La divergence actuelle sur la Syrie pourrait, de fait, se transformer en conflit ouvert. Il n’en demeure pas moins que la Syrie reste une priorité secondaire par rapport à Gaza et à la guerre en Ukraine dans la hiérarchie des efforts de paix du président américain.

Pour rappel, Israël a mené plus de 1 000 frappes aériennes en Syrie, visant les capacités de l’armée syrienne ainsi que des sites civils et militaires. Il a également occupé une superficie estimée à 346 kilomètres carrés, où neuf bases militaires ont été établies, dont huit dans la seule région de Quneitra. Israël a imposé une quasi-interdiction de l’espace aérien sur l’ensemble du sud syrien jusqu’à Soueïda, non par souci pour les Druzes, mais dans une logique d’expansion stratégique, de sécurité nationale et au nom d’une vision à coloration religieuse sous l’intitulé de « zone sûre ».

Cette approche ne correspond pas à la vision de Trump. Le président américain souhaite clore les conflits actifs de la région et instaurer un ordre stable fondé sur des accords, conforme à sa conception globale de la paix au Moyen-Orient en tant qu’intérêt stratégique à long terme, indissociable des « accords d’Abraham ».

Entre la volonté de Trump de présenter la Syrie comme un pays sortant de la guerre civile, capable de reconstruction et d’unité malgré ses profondes crises structurelles, et l’objectif de Netanyahou d’affaiblir le régime de Damas, d’alimenter le chaos, voire la fragmentation, et d’occuper des territoires, le différend restera étroitement encadré par Washington.

Des lignes rouges américaines

Dans cette perspective, Netanyahou devrait poursuivre sa politique syrienne à l’égard de Damas avec une certaine compréhension américaine, mais dans les limites de lignes rouges qu’Israël ne sera pas autorisé à franchir.

Celles-ci incluent l’interdiction de renverser le pouvoir en place à Damas, l’interdiction de cibler les dirigeants de la nouvelle autorité au pouvoir, ainsi que l’évitement des frappes contre des infrastructures vitales, comme ce fut le cas lors des bombardements du quartier général de l’état-major ou des abords du palais présidentiel. Des limites existent également concernant l’action israélienne dans le sud de la Syrie.

La période à venir demeure cependant empreinte d’incertitudes, en particulier à Gaza. Cela signifie que si Netanyahou estime avoir les mains liées sur ce front et s’il échoue à réduire davantage l’écart avec ses rivaux sur la scène intérieure à l’approche des élections, il pourrait être tenté par une escalade en Syrie.
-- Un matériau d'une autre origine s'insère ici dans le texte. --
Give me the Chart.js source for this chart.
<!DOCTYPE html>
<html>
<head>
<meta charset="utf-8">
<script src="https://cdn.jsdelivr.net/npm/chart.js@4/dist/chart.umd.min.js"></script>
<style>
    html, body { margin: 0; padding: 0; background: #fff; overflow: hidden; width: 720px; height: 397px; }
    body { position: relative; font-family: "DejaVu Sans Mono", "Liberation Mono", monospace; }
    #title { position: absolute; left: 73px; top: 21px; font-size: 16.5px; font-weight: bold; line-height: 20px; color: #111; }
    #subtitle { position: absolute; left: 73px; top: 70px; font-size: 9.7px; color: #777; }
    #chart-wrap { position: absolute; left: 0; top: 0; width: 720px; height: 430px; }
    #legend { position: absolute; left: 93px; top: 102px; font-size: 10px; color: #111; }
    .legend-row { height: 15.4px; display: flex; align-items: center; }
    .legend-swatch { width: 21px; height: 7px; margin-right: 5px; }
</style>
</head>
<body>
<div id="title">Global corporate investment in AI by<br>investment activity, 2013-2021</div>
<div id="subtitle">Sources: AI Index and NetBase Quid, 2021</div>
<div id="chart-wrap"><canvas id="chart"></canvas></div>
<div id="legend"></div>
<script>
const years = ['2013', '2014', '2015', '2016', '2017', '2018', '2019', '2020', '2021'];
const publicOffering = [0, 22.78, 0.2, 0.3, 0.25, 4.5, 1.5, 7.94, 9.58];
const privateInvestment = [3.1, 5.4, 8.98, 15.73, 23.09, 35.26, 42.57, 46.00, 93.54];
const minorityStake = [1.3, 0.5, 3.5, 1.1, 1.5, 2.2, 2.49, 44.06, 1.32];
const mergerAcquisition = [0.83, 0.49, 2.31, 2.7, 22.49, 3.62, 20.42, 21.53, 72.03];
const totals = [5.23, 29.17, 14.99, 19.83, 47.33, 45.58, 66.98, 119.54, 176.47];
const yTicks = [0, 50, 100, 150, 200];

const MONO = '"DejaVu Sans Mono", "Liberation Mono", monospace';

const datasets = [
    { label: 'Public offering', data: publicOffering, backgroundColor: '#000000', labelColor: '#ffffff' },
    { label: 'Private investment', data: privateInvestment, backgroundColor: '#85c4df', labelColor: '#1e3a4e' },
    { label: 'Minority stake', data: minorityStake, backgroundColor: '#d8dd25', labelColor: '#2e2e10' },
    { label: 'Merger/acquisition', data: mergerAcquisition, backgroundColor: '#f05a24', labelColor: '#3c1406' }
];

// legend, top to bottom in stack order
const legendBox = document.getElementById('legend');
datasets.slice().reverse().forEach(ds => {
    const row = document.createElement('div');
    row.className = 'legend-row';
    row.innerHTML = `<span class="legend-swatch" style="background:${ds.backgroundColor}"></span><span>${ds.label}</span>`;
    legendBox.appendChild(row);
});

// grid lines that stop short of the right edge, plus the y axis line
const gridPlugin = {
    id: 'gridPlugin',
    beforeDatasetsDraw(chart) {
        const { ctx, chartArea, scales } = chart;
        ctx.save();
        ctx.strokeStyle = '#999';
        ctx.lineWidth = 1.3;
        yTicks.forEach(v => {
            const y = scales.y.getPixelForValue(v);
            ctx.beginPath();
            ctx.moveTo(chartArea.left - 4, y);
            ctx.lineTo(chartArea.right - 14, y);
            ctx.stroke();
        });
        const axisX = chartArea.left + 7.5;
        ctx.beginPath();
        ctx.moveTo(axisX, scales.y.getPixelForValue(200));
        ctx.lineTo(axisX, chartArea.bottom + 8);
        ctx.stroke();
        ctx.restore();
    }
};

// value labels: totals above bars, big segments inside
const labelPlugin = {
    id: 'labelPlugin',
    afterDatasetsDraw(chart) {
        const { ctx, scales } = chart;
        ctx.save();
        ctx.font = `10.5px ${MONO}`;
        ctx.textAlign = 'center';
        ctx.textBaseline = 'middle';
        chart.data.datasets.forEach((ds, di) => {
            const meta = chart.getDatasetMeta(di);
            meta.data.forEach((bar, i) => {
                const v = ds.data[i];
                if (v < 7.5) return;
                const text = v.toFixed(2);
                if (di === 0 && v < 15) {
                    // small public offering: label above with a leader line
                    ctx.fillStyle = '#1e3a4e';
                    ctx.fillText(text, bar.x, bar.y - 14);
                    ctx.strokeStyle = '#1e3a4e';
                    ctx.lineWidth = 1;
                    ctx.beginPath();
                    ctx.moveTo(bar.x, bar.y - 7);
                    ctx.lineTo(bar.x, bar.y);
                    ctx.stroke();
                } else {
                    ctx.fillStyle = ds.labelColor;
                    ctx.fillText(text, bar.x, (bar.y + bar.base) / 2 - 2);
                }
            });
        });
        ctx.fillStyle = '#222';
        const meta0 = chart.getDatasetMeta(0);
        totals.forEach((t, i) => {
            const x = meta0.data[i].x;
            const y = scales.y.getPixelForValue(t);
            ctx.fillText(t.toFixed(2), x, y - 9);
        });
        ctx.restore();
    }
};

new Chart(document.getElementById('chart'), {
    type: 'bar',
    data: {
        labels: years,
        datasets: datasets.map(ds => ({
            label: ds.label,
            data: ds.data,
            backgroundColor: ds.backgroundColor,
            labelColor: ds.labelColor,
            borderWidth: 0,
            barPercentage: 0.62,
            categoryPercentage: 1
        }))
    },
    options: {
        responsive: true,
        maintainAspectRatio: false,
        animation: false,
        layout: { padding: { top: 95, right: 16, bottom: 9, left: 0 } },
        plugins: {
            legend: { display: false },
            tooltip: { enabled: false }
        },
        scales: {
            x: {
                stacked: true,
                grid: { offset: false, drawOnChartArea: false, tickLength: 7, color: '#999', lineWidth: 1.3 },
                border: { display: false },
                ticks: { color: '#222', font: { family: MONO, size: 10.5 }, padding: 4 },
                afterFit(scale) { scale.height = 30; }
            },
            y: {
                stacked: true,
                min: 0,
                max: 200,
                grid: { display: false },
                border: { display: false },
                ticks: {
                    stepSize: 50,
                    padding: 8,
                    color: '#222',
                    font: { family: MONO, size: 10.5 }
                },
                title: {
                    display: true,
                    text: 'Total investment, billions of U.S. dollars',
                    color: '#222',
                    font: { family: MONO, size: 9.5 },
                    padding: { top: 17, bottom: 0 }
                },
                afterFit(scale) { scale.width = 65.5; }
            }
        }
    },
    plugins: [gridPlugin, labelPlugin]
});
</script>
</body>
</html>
Bien que Netanyahou soit parfaitement conscient des ambitions de Trump en Syrie, il poursuit une politique qui nuit au gouvernement du président Ahmad al-Charaa, lequel s’efforce d’asseoir sa légitimité interne. Cela laisse entendre que le Premier ministre israélien, profondément méfiant à l’égard du pouvoir à Damas, se montre indifférent aux espoirs américains pour la Syrie. Il ne se réjouit ni des frappes américaines contre l’organisation « État islamique », ni n’opère de réelle distinction entre celle-ci et les dirigeants de Damas. Il agit au contraire à rebours de la politique américaine globale, envoyant le signal qu’il n’ira pas de l’avant avec un accord sécuritaire proposé qui impliquerait un retrait des territoires occupés et l’abandon de ses exigences sécuritaires. La phase suivante s’annonce ainsi extrêmement complexe et porteuse de risques politiques qu’Israël n’est pas prêt à assumer.

Dans le même temps, Trump s’est engagé dans des efforts de paix en Ukraine et au Moyen-Orient, défiant ses réflexes isolationnistes habituels et la doctrine « America First » de son mouvement « Make America Great Again ». Il cherche à démontrer qu’il est capable de réussir sur la scène internationale là où ses prédécesseurs ont échoué.
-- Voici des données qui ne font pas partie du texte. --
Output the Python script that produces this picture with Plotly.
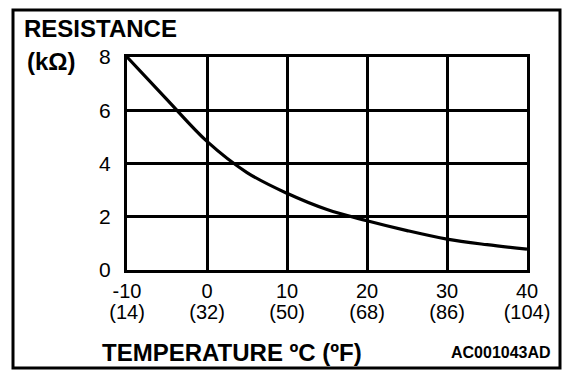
import plotly.graph_objects as go

temp_c = [-10, -5, 0, 5, 10, 15, 20, 25, 30, 35, 40]
resistance_kohm = [8.0, 6.4, 4.83, 3.66, 2.88, 2.27, 1.85, 1.48, 1.16, 0.95, 0.78]

tick_c = [-10, 0, 10, 20, 30, 40]
tick_c_text = ["-10", "0", "10", "20", "30", "40"]
tick_f_text = ["(14)", "(32)", "(50)", "(68)", "(86)", "(104)"]
tick_r = [0, 2, 4, 6, 8]

FONT = "Liberation Sans, Arial, sans-serif"

# page body has an 8px margin, so the figure is laid out 8px smaller
W, H = 568, 376
L, T = 119, 49
PW, PH = 400, 213

fig = go.Figure()
fig.add_trace(go.Scatter(x=temp_c, y=resistance_kohm, mode="lines",
                         line=dict(color="black", width=3.2, shape="spline"),
                         hoverinfo="skip", showlegend=False))
fig.add_trace(go.Scatter(x=temp_c, y=resistance_kohm, mode="lines", xaxis="x2",
                         line=dict(color="rgba(0,0,0,0)", width=0),
                         hoverinfo="skip", showlegend=False))


def px(x):  # target picture x pixel -> paper
    return (x - 127) / PW


def py(y):  # target picture y pixel -> paper
    return (270 - y) / PH


fig.update_layout(
    width=W, height=H,
    margin=dict(l=L, r=W - L - PW, t=T, b=H - T - PH, autoexpand=False),
    paper_bgcolor="white", plot_bgcolor="white",
    font=dict(family=FONT, color="black"),
    xaxis=dict(range=[-10, 40], tickvals=tick_c, ticktext=tick_c_text,
               showgrid=True, gridcolor="black", gridwidth=2.5,
               showline=True, linecolor="black", linewidth=3, mirror=True,
               ticks="", zeroline=False, tickfont=dict(size=20),
               ticklabelstandoff=1),
    xaxis2=dict(range=[-10, 40], overlaying="x", anchor="y", side="bottom",
                tickvals=tick_c, ticktext=tick_f_text, showgrid=False,
                showline=False, ticks="", zeroline=False,
                tickfont=dict(size=20), ticklabelstandoff=28),
    yaxis=dict(range=[0, 8], tickvals=tick_r,
               showgrid=True, gridcolor="black", gridwidth=2.5,
               showline=True, linecolor="black", linewidth=3, mirror=True,
               ticks="", zeroline=False, tickfont=dict(size=21),
               ticklabelstandoff=9),
    shapes=[dict(type="rect", xref="paper", yref="paper",
                 x0=px(13), x1=px(560), y0=py(368), y1=py(10),
                 line=dict(color="black", width=3), layer="below")],
    annotations=[
        dict(text="<b>RESISTANCE</b>", x=px(22), y=py(28), xref="paper", yref="paper",
             showarrow=False, xanchor="left", yanchor="middle",
             font=dict(size=24)),
        dict(text="<b>(kΩ)</b>", x=px(25), y=py(61), xref="paper", yref="paper",
             showarrow=False, xanchor="left", yanchor="middle", font=dict(size=24)),
        dict(text="<b>TEMPERATURE ºC (ºF)</b>", x=px(100), y=py(352), xref="paper",
             yref="paper", showarrow=False, xanchor="left", yanchor="middle",
             font=dict(size=24)),
        dict(text="<b>AC001043AD</b>", x=px(553), y=py(352), xref="paper",
             yref="paper", showarrow=False, xanchor="right", yanchor="middle",
             font=dict(size=16)),
    ],
)

fig.write_html("out.html")
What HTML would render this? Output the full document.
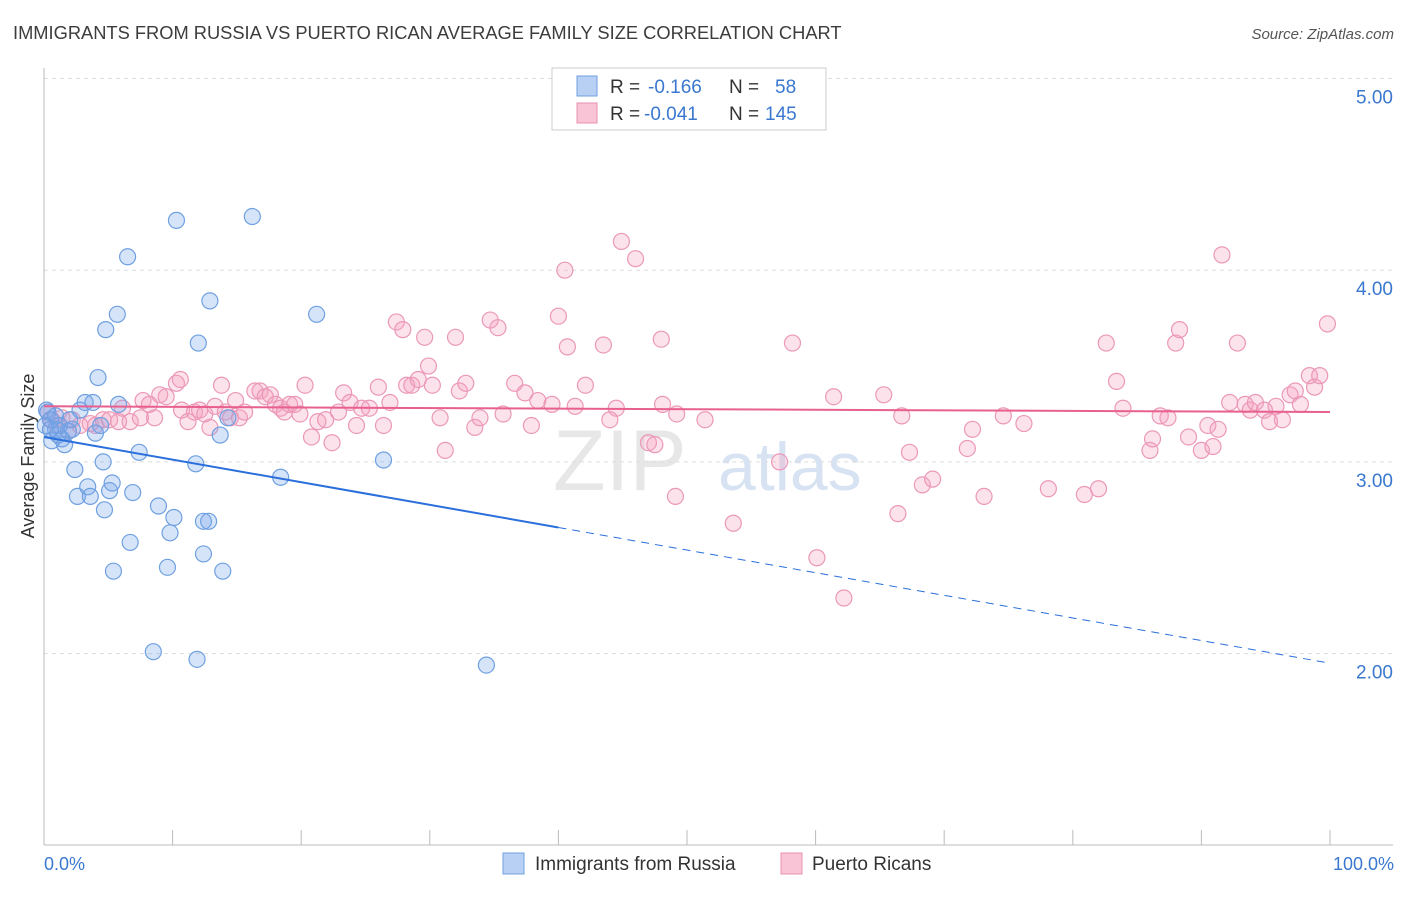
<!DOCTYPE html>
<html><head><meta charset="utf-8"><style>
body{margin:0;background:#fff;font-family:"Liberation Sans",sans-serif;}
svg text{font-family:"Liberation Sans",sans-serif;}
</style></head><body>
<svg id="chart" width="1406" height="892" viewBox="0 0 1406 892" xmlns="http://www.w3.org/2000/svg">
<text x="13" y="39" font-size="18.3" fill="#3c3c3c">IMMIGRANTS FROM RUSSIA VS PUERTO RICAN AVERAGE FAMILY SIZE CORRELATION CHART</text>
<text x="1394" y="39" font-size="15" fill="#555" font-style="italic" text-anchor="end">Source: ZipAtlas.com</text>
<g>
<text x="553" y="490" font-size="86" fill="#d8d8d8" font-family="Liberation Serif" opacity="0.6">ZIP</text>
<text x="718" y="490" font-size="68" fill="#b8cde8" opacity="0.55">atlas</text>
</g>
<g id="grid"></g>
<g id="axes"></g>
<g id="marks"></g>
<g>
<rect x="552" y="68" width="274" height="62" fill="#fff" stroke="#ccc"/>
<rect x="577" y="76" width="20" height="20" fill="#b8d0f4" stroke="#6fa0e0"/>
<text x="610" y="93" font-size="19" fill="#333">R = </text>
<text x="648" y="93" font-size="19" fill="#3a78d0">-0.166</text>
<text x="729" y="93" font-size="19" fill="#333">N = </text>
<text x="775" y="93" font-size="19" fill="#3a78d0">58</text>
<rect x="577" y="103" width="20" height="20" fill="#f8c4d6" stroke="#e890b0"/>
<text x="610" y="120" font-size="19" fill="#333">R = </text>
<text x="644" y="120" font-size="19" fill="#3a78d0">-0.041</text>
<text x="729" y="120" font-size="19" fill="#333">N = </text>
<text x="765" y="120" font-size="19" fill="#3a78d0">145</text>
</g>
<g>
<rect x="503" y="853" width="21" height="21" fill="#b8d0f4" stroke="#6fa0e0"/>
<text x="535" y="870" font-size="19" fill="#333">Immigrants from Russia</text>
<rect x="781" y="853" width="21" height="21" fill="#f8c4d6" stroke="#e890b0"/>
<text x="812" y="870" font-size="19" fill="#333">Puerto Ricans</text>
</g>
<text transform="translate(34,456) rotate(-90)" font-size="18" fill="#333" text-anchor="middle">Average Family Size</text>
<text x="44" y="870" font-size="18" fill="#3a78d0">0.0%</text>
<text x="1394" y="870" font-size="18" fill="#3a78d0" text-anchor="end">100.0%</text>
</svg>
<script>
const yTicks=[2,3,4,5];
const yTickLabels=["2.00","3.00","4.00","5.00"];
const xTicks=[0,10,20,30,40,50,60,70,80,90,100];
const blueX=[0.3,0.5,0.6,0.9,1.1,1.4,1.6,1.9,2.2,2.4,2.6,2.8,3.2,3.4,3.6,3.8,4.0,4.2,4.4,4.6,4.7,4.8,5.1,5.3,5.4,5.7,5.8,6.5,6.7,6.9,7.4,8.5,8.9,9.6,9.8,10.1,10.3,11.8,11.9,12.0,12.4,12.4,12.8,12.9,13.7,13.9,14.3,16.2,18.4,21.2,26.4,34.4,0.1,1.2,2.0,0.2,0.9,0.5];
const blueY=[3.26,3.22,3.11,3.17,3.14,3.12,3.09,3.16,3.17,2.96,2.82,3.27,3.31,2.87,2.82,3.31,3.15,3.44,3.19,3.00,2.75,3.69,2.85,2.89,2.43,3.77,3.30,4.07,2.58,2.84,3.05,2.01,2.77,2.45,2.63,2.71,4.26,2.99,1.97,3.62,2.52,2.69,2.69,3.84,3.14,2.43,3.23,4.28,2.92,3.77,3.01,1.94,3.19,3.19,3.22,3.27,3.24,3.17];
const pinkX=[0.3,0.6,1.0,1.4,1.9,2.2,2.8,3.6,4.0,4.6,5.1,5.8,6.1,6.7,7.5,7.7,8.2,8.6,9.0,9.5,10.3,10.6,10.7,11.2,11.7,12.1,12.5,12.9,13.3,13.8,14.1,14.5,14.9,15.2,15.6,16.4,16.8,17.2,17.6,18.0,18.4,18.7,19.1,19.5,19.9,20.3,20.8,21.3,21.9,22.4,22.9,23.3,23.8,24.3,24.7,25.3,26.0,26.4,26.9,27.4,27.9,28.2,28.6,29.1,29.6,29.9,30.2,30.8,31.2,32.0,32.3,32.8,33.5,33.9,34.7,35.3,35.7,36.6,37.4,37.9,38.4,39.5,40.0,40.5,40.7,41.3,42.1,43.5,44.5,44.9,46.0,44.0,47.0,47.5,48.0,48.1,49.1,49.2,51.4,53.6,57.2,58.2,60.1,61.4,62.2,65.3,66.7,66.4,67.3,68.3,69.1,71.8,72.2,73.1,74.6,76.2,78.1,80.9,82.0,82.6,83.4,83.9,86.0,86.2,86.8,87.4,88.0,88.3,89.0,90.0,90.5,90.9,91.3,91.6,92.2,92.8,93.4,93.8,94.2,94.9,95.3,95.8,96.3,96.9,97.3,97.7,98.4,98.8,99.2,99.8];
const pinkY=[3.26,3.22,3.19,3.23,3.16,3.22,3.19,3.20,3.19,3.22,3.22,3.21,3.28,3.21,3.23,3.32,3.30,3.23,3.35,3.34,3.41,3.43,3.27,3.21,3.26,3.27,3.25,3.18,3.29,3.40,3.26,3.23,3.32,3.23,3.26,3.37,3.37,3.34,3.35,3.30,3.28,3.26,3.30,3.30,3.25,3.40,3.13,3.21,3.22,3.10,3.26,3.36,3.31,3.19,3.28,3.28,3.39,3.19,3.31,3.73,3.69,3.40,3.40,3.43,3.65,3.50,3.40,3.23,3.06,3.65,3.37,3.41,3.18,3.23,3.74,3.70,3.25,3.41,3.36,3.19,3.32,3.30,3.76,4.00,3.60,3.29,3.40,3.61,3.28,4.15,4.06,3.22,3.10,3.09,3.64,3.30,2.82,3.25,3.22,2.68,3.00,3.62,2.50,3.34,2.29,3.35,3.24,2.73,3.05,2.88,2.91,3.07,3.17,2.82,3.24,3.20,2.86,2.83,2.86,3.62,3.42,3.28,3.06,3.12,3.24,3.23,3.62,3.69,3.13,3.06,3.19,3.08,3.17,4.08,3.31,3.62,3.30,3.27,3.31,3.27,3.21,3.29,3.22,3.35,3.37,3.30,3.45,3.39,3.45,3.72];
const blueTrend=[3.13,1.95];
const pinkTrend=[3.29,3.26];
const blueSolidEnd=40;

const X0=44,X1=1330,YT=78.5,PX=191.7;
const xs=v=>X0+(X1-X0)*v/100;
const ys=v=>YT+(5-v)*PX;
const NS="http://www.w3.org/2000/svg";
function mk(tag,parent,attrs){const e=document.createElementNS(NS,tag);for(const k in attrs)e.setAttribute(k,attrs[k]);parent.appendChild(e);return e;}
const grid=document.getElementById('grid'),axes=document.getElementById('axes'),marks=document.getElementById('marks');
yTicks.forEach((t,i)=>{
 const l=mk('line',grid,{x1:44,x2:1393,y1:ys(t),y2:ys(t),stroke:'#ddd','stroke-dasharray':'4,4'});
 
 
 const tx=mk('text',axes,{x:1393,y:ys(t)+25,'font-size':19,fill:'#3a78d0','text-anchor':'end'});
 tx.textContent=yTickLabels[i];
 
 
});
const ax=mk('line',axes,{x1:44,x2:44,y1:68,y2:845,stroke:'#bbb'});


const bx=mk('line',axes,{x1:44,x2:1393,y1:845,y2:845,stroke:'#bbb'});


xTicks.forEach(t=>{
 const l=mk('line',axes,{x1:xs(t),x2:xs(t),y1:830,y2:845,stroke:'#bbb'});
 
 
});
pinkX.forEach((x,i)=>{
 const c=mk('circle',marks,{cx:xs(x),cy:ys(pinkY[i]),r:8,fill:'rgba(244,160,190,0.3)',stroke:'#eb98b8','stroke-width':1.2});
 
 
});
blueX.forEach((x,i)=>{
 const c=mk('circle',marks,{cx:xs(x),cy:ys(blueY[i]),r:8,fill:'rgba(120,165,235,0.3)',stroke:'#6fa0e0','stroke-width':1.2});
 
 
});
const bAt=p=>blueTrend[0]+(blueTrend[1]-blueTrend[0])*p/100;
const bl=mk('line',marks,{x1:xs(0),y1:ys(bAt(0)),x2:xs(blueSolidEnd),y2:ys(bAt(blueSolidEnd)),stroke:'#2a6fdb','stroke-width':2});


const bd=mk('line',marks,{x1:xs(blueSolidEnd),y1:ys(bAt(blueSolidEnd)),x2:xs(100),y2:ys(bAt(100)),stroke:'#2a6fdb','stroke-width':1,'stroke-dasharray':'8,6'});


const pl=mk('line',marks,{x1:xs(0),y1:ys(pinkTrend[0]),x2:xs(100),y2:ys(pinkTrend[1]),stroke:'#e8608e','stroke-width':2});


</script>
</body></html>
Jusqu’à présent, les résultats restent modestes, malgré ses affirmations selon lesquelles il aurait été un médiateur efficace dans huit guerres. Mais sa quête actuelle de victoires rapides et sa propension à brûler les étapes, comme en Syrie, le placent désormais sur une trajectoire de confrontation avec la direction israélienne actuelle.
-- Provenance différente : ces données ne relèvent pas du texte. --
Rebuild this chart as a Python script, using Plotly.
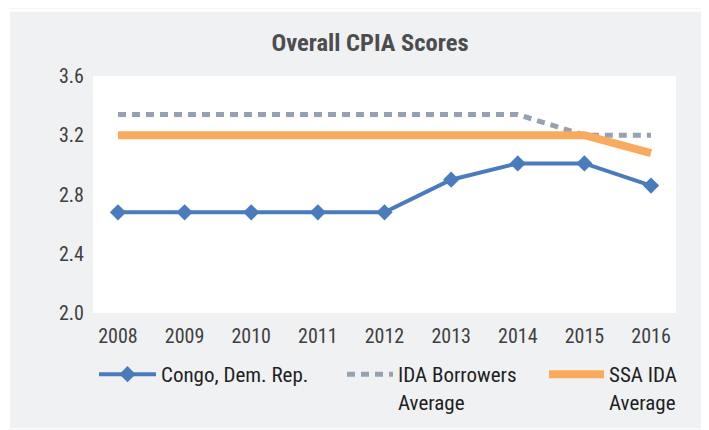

Récemment, de nombreux Israéliens se sont interrogés sur le recul de la campagne menée par Trump en faveur d’une grâce pour Netanyahou, un élément qui contribue à expliquer l’élargissement du fossé entre les deux hommes. Concilier leurs ambitions respectives en 2026, année électorale marquée par des élections générales en Israël et des élections de mi-mandat aux États-Unis, s’annonce particulièrement difficile.

Une inquiétude croissante se fait jour face à un possible affrontement entre le désir sans limites de Trump d’incarner un faiseur de rois à l’échelle mondiale, un dirigeant courtisé et flatté par les autres chefs d’État, et la volonté de Netanyahou de se poser en homme fort régional, pleinement conscient des réalités du terrain, notamment à Gaza et en Syrie, quitte à mener des batailles contraires aux intérêts des alliés de Trump.

Malgré tout, Israël continuera d’occuper une place centrale dans la stratégie sécuritaire américaine dans la région. L’alliance américano-israélienne demeure l’un des piliers de la stratégie des États-Unis au Moyen-Orient et un partenariat clé dans le « renforcement de la dissuasion ». Dans le même temps, cependant, des inquiétudes croissantes et des vulnérabilités structurelles israéliennes menacent la pérennité de cette alliance à long terme.